> **Challenge**
Filter the records below for the word "matplotlib". Copy each line that holds it.

(Entries with chart source code)
============

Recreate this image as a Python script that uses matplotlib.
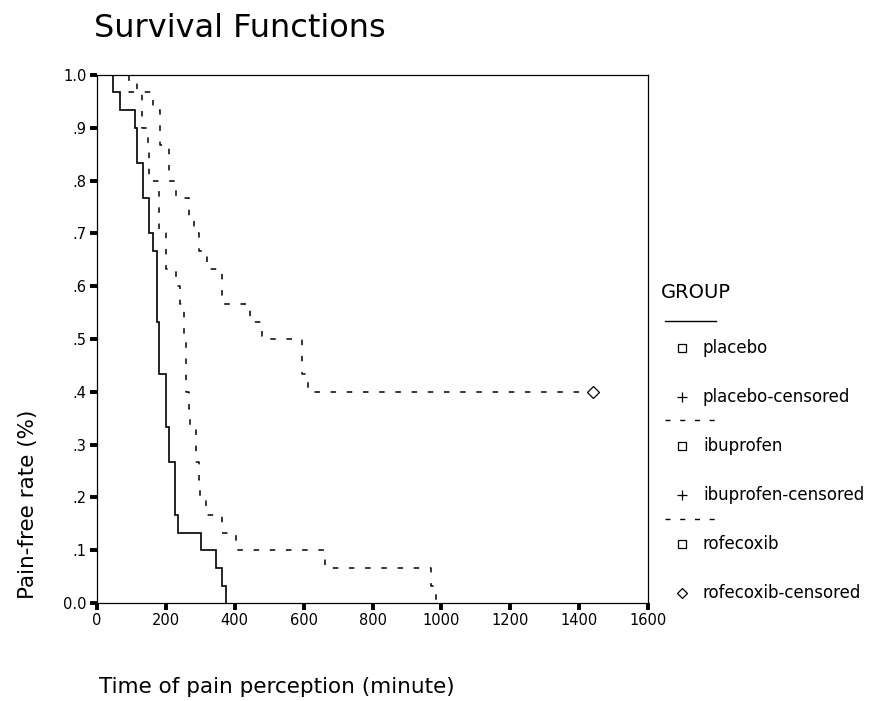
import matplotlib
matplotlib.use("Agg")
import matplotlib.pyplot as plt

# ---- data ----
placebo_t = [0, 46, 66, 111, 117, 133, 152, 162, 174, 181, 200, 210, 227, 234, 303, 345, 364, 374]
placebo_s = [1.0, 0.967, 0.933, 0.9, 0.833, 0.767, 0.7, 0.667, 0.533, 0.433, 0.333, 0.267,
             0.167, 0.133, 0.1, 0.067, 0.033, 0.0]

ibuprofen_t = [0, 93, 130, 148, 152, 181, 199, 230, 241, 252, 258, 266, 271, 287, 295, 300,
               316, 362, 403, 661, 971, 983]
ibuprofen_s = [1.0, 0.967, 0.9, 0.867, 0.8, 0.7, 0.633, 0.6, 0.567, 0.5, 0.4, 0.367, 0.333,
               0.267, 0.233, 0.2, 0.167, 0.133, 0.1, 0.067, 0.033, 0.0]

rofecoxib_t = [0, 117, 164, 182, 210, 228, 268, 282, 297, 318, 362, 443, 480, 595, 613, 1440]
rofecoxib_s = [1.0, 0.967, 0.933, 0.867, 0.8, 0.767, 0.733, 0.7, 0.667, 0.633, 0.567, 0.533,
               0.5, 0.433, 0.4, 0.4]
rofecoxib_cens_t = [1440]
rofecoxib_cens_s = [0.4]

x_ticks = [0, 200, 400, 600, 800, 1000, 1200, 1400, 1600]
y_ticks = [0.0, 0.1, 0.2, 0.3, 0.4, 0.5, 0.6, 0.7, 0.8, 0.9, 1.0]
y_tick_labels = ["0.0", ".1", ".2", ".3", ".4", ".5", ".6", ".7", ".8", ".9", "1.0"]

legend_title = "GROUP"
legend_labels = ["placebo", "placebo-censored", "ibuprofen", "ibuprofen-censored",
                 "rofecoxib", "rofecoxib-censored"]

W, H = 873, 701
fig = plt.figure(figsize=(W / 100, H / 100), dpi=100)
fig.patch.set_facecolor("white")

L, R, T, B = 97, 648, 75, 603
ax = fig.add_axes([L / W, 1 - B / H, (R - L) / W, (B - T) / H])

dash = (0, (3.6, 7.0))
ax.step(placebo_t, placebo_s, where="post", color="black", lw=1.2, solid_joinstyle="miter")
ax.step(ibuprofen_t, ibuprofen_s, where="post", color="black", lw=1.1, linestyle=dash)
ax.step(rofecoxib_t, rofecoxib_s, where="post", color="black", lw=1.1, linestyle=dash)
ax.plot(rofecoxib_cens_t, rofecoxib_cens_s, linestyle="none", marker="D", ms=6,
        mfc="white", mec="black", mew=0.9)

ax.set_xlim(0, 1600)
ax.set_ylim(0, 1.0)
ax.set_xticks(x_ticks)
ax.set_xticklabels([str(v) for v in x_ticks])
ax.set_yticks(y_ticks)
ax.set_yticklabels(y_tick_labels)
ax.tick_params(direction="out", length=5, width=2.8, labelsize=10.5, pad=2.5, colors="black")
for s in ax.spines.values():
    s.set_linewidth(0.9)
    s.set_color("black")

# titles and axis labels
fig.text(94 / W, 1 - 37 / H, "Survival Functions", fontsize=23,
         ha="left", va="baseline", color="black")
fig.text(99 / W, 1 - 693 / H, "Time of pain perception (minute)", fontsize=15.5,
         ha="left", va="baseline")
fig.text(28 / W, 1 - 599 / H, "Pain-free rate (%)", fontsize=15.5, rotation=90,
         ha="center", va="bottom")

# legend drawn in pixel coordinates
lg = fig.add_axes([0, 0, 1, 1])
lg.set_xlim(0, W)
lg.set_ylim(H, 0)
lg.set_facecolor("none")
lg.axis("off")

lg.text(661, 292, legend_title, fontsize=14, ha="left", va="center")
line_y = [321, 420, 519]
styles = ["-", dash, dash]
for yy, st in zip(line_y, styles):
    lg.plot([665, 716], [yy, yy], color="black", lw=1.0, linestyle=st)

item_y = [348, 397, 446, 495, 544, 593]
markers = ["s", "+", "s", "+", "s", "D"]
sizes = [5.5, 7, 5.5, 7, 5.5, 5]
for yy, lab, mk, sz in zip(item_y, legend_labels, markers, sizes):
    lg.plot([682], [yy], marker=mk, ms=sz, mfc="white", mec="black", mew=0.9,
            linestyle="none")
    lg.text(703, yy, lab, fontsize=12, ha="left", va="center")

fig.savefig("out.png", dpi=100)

============

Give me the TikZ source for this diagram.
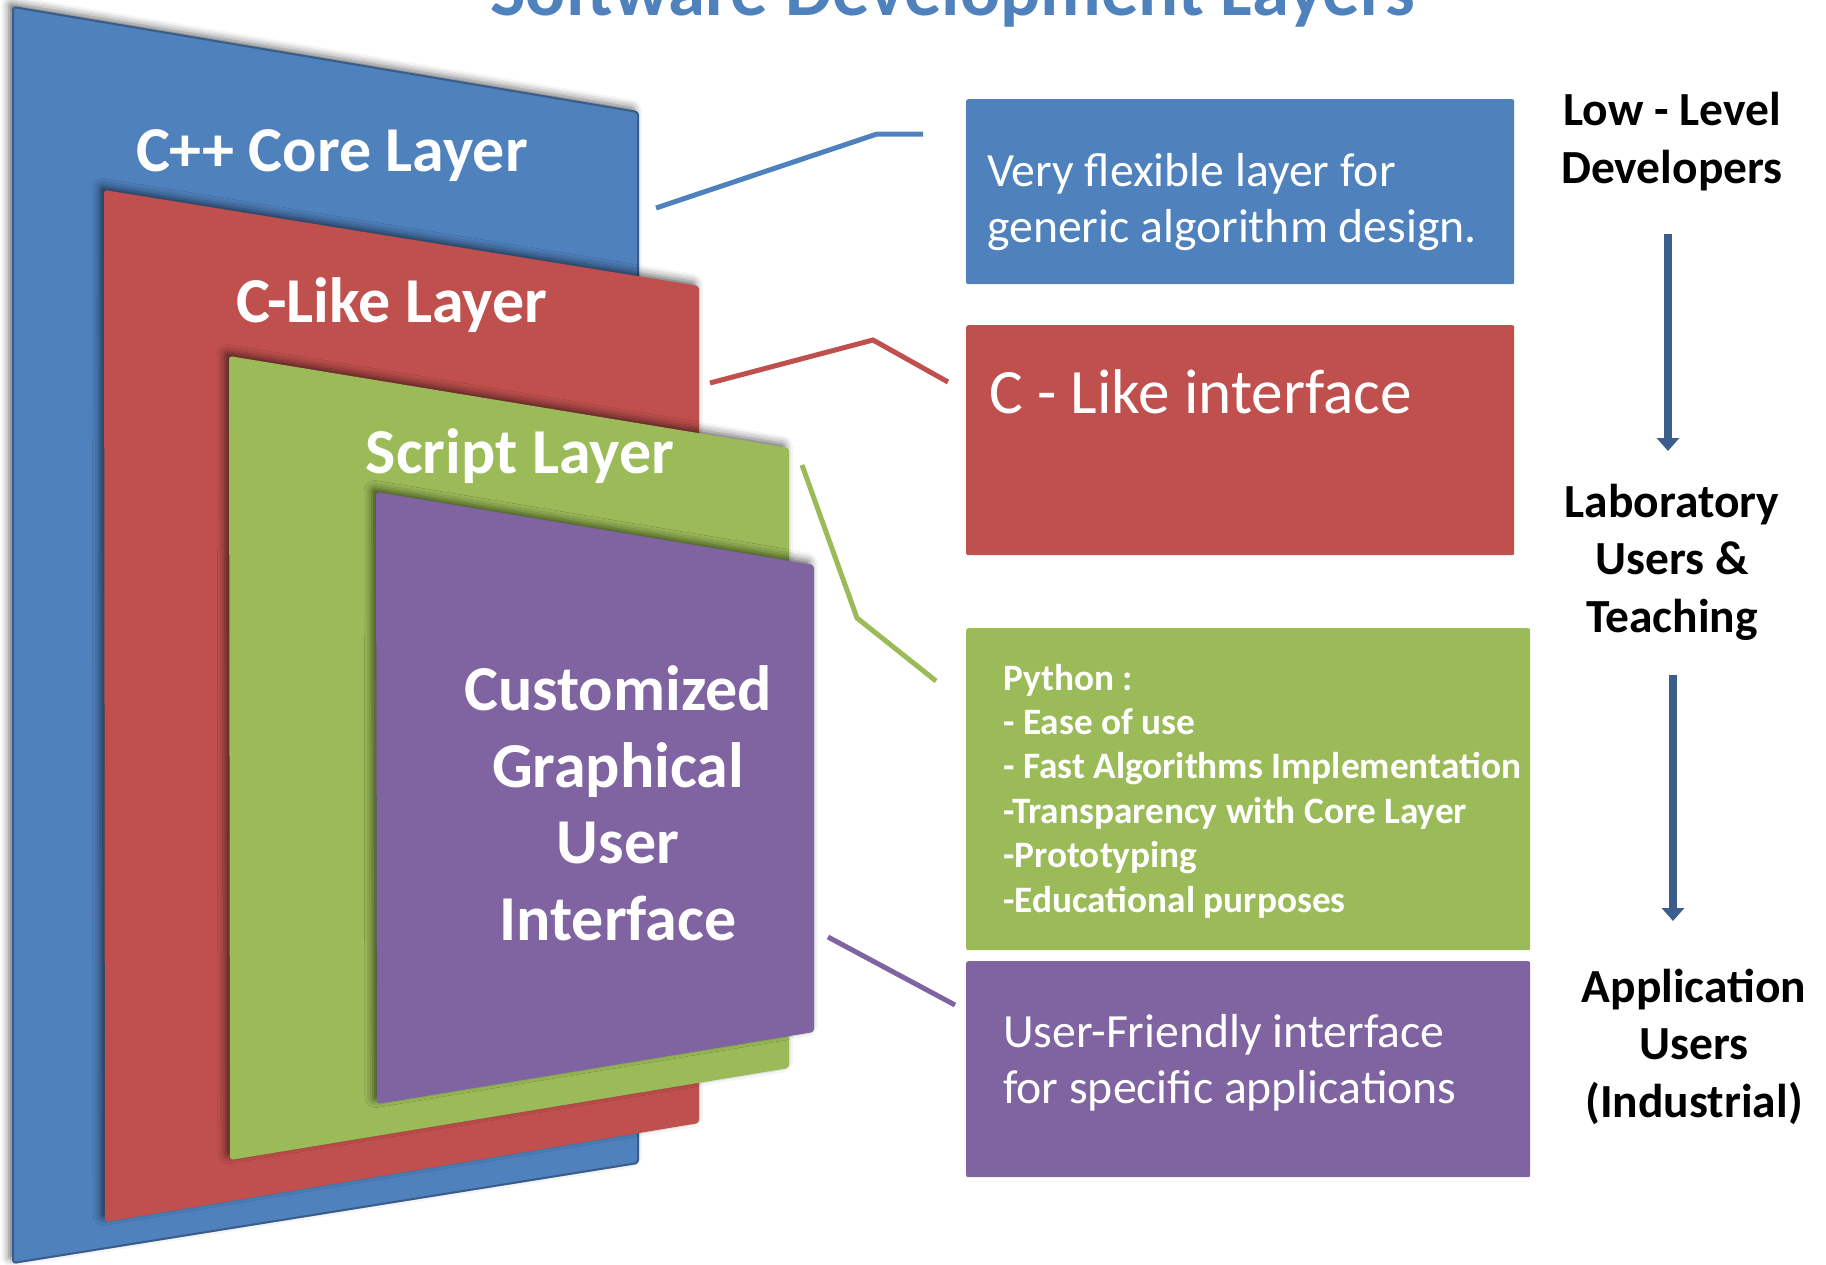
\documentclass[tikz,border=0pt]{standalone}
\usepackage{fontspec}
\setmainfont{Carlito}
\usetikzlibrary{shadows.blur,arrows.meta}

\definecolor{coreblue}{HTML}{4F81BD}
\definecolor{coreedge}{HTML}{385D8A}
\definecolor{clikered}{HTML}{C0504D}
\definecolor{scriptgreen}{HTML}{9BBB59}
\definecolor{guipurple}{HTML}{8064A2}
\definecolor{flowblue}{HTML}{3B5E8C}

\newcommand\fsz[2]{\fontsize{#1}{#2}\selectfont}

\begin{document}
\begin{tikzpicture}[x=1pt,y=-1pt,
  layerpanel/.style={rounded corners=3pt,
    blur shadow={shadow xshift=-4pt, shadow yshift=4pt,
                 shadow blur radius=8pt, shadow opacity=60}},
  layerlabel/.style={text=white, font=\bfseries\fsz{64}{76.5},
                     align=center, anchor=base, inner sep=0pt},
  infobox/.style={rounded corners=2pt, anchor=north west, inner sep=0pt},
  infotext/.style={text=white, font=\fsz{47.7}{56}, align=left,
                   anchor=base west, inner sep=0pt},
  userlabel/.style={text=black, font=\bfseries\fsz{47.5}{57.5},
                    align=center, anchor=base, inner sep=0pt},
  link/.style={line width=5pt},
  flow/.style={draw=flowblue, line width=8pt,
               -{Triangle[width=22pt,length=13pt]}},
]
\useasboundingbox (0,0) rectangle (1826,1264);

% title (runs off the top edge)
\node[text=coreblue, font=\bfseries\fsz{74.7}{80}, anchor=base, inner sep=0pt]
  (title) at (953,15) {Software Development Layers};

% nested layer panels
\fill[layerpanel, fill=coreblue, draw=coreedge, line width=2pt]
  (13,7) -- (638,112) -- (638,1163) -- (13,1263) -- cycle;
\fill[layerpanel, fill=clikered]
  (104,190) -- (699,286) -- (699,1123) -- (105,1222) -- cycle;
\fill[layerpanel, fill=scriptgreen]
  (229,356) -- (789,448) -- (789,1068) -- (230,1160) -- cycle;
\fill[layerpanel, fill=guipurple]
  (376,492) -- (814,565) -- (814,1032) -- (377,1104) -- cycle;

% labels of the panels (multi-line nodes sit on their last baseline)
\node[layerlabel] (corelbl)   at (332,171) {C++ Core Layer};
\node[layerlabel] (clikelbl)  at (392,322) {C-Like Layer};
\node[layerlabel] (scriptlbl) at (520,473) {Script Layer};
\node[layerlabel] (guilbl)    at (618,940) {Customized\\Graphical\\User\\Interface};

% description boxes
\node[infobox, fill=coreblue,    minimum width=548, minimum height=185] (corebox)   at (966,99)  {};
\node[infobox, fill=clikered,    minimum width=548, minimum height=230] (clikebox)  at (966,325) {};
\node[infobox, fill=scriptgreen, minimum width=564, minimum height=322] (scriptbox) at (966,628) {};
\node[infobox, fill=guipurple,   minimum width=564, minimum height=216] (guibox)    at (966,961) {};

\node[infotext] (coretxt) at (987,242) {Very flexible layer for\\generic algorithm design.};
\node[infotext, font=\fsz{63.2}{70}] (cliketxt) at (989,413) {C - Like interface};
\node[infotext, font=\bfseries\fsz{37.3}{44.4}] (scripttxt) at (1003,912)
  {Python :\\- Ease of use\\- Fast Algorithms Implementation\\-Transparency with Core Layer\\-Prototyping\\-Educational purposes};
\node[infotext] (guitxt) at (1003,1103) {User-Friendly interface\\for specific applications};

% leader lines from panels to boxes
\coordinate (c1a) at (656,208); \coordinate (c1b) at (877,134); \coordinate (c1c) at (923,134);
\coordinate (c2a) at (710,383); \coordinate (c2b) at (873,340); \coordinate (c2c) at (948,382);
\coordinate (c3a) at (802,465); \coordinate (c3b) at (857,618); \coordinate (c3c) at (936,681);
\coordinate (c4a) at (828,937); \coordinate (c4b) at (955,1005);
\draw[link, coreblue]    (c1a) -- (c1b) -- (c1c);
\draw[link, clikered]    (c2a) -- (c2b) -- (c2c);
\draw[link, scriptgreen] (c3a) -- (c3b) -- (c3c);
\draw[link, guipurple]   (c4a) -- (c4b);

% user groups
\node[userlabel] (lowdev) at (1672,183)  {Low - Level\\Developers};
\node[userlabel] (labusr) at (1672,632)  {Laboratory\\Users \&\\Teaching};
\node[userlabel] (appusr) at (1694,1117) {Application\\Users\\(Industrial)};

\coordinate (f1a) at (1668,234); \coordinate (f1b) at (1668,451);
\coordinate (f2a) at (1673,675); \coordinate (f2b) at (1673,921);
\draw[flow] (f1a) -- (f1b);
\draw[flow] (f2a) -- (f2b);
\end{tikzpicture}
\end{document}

============

> **Solution**
Recreate this image as a Python script that uses matplotlib.
import matplotlib
matplotlib.use("Agg")
import matplotlib.pyplot as plt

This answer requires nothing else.